The not-so-subtle message is that Canada, with a federal election of its own happening next year, would benefit from staying involved in Ukraine.

The Liberal government has not said whether it will renew the training mission. It will be subjected to a standard policy review this winter.

Canada's top military commander, Gen. Jonathan Vance, told CBC Radio's The House on Saturday that events surrounding the Kerch Strait and the subsequent imposition of martial law in 10 Ukrainian provinces (known as oblasts) "won't have an immediate impact on our mission."

Increased tension with Russia, however, is something policymakers will note.

"It will certainly be taken into consideration as the government looks to the future with any of its engagements in Ukraine," Vance said.

"It may very well change the dynamic at the government level in Ukraine. They're approaching an election, the imposition of martial law — all of that will have an impact in Ukraine."

Russia has declared its sovereignty over the Kerch Strait, setting the stage for further confrontations.

Analysts at the U.S.-based think-tank the Institute for the Study of War said in a report released Friday that the "escalation is part of a broader campaign by the Kremlin to test the thresholds of tolerance to its aggression and identify vulnerabilities in the U.S. and NATO."

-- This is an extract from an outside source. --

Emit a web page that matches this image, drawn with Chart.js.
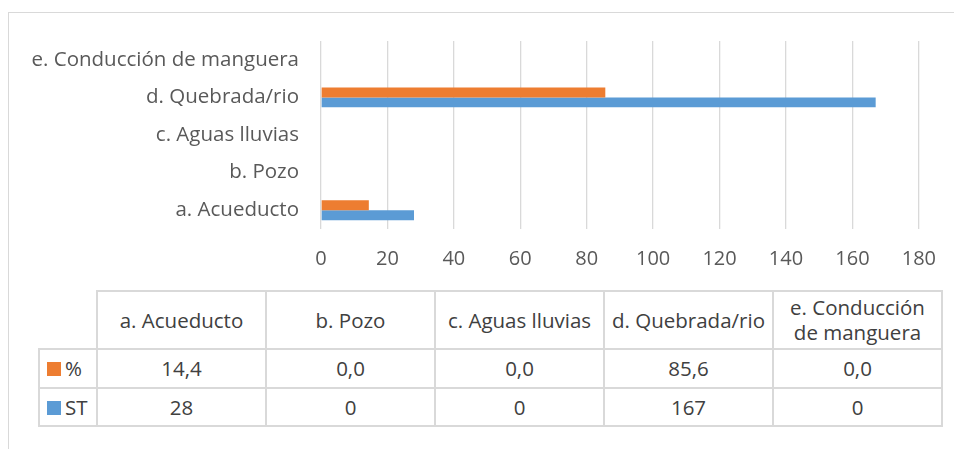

An expert in eastern European studies said he wonders if the current crisis is a turning point in the protracted conflict, as some observers have suggested, or if it will blow over — leaving the years-long stalemate between Ukraine and Russia in place.

Humiliating Putin

David Carment, a professor of international affairs at Carleton University, said that, in the past, tensions in Ukraine have had a tendency to flare up shortly before Putin leaves Moscow for some major international conference like the G20.

It gives the government in Kyiv the excuse to call for tighter sanctions and an opening to embarrass Putin before the world, he said.

The unpopularity of Ukrainian President Petro Poroshenko, who is running third in public opinion surveys ahead of next year's election, gives him ample motivation to seize on the incident in the Kerch Strait and the capture of Ukrainian sailors, Carment said.

He also noted the Ukrainian navy is weak; he expects it will stage many of its forces in Mariupol, along the Sea of Azov, as a show of deterrence.

"They were testing the Russians, their resolve and their commitment [in the Sea of Azov] and have found the Russians — at least at this point — aren't going to back down," Carment said.

The Ukrainians have asked NATO to back them up in the disputed waters.

Michael Carpenter, a defence expert at the University of Pennsylvania, said the U.S. should lead discussions with NATO about establishing a standing naval force in the Black Sea.

At the moment, the alliance only conducts periodic patrols there.

In an article this week for the Atlantic Council, Carpenter also argued that Washington "should provide Ukraine with defensive security assistance to address its maritime vulnerabilities."

That could include land-based anti-ship missiles, radar and surveillance equipment.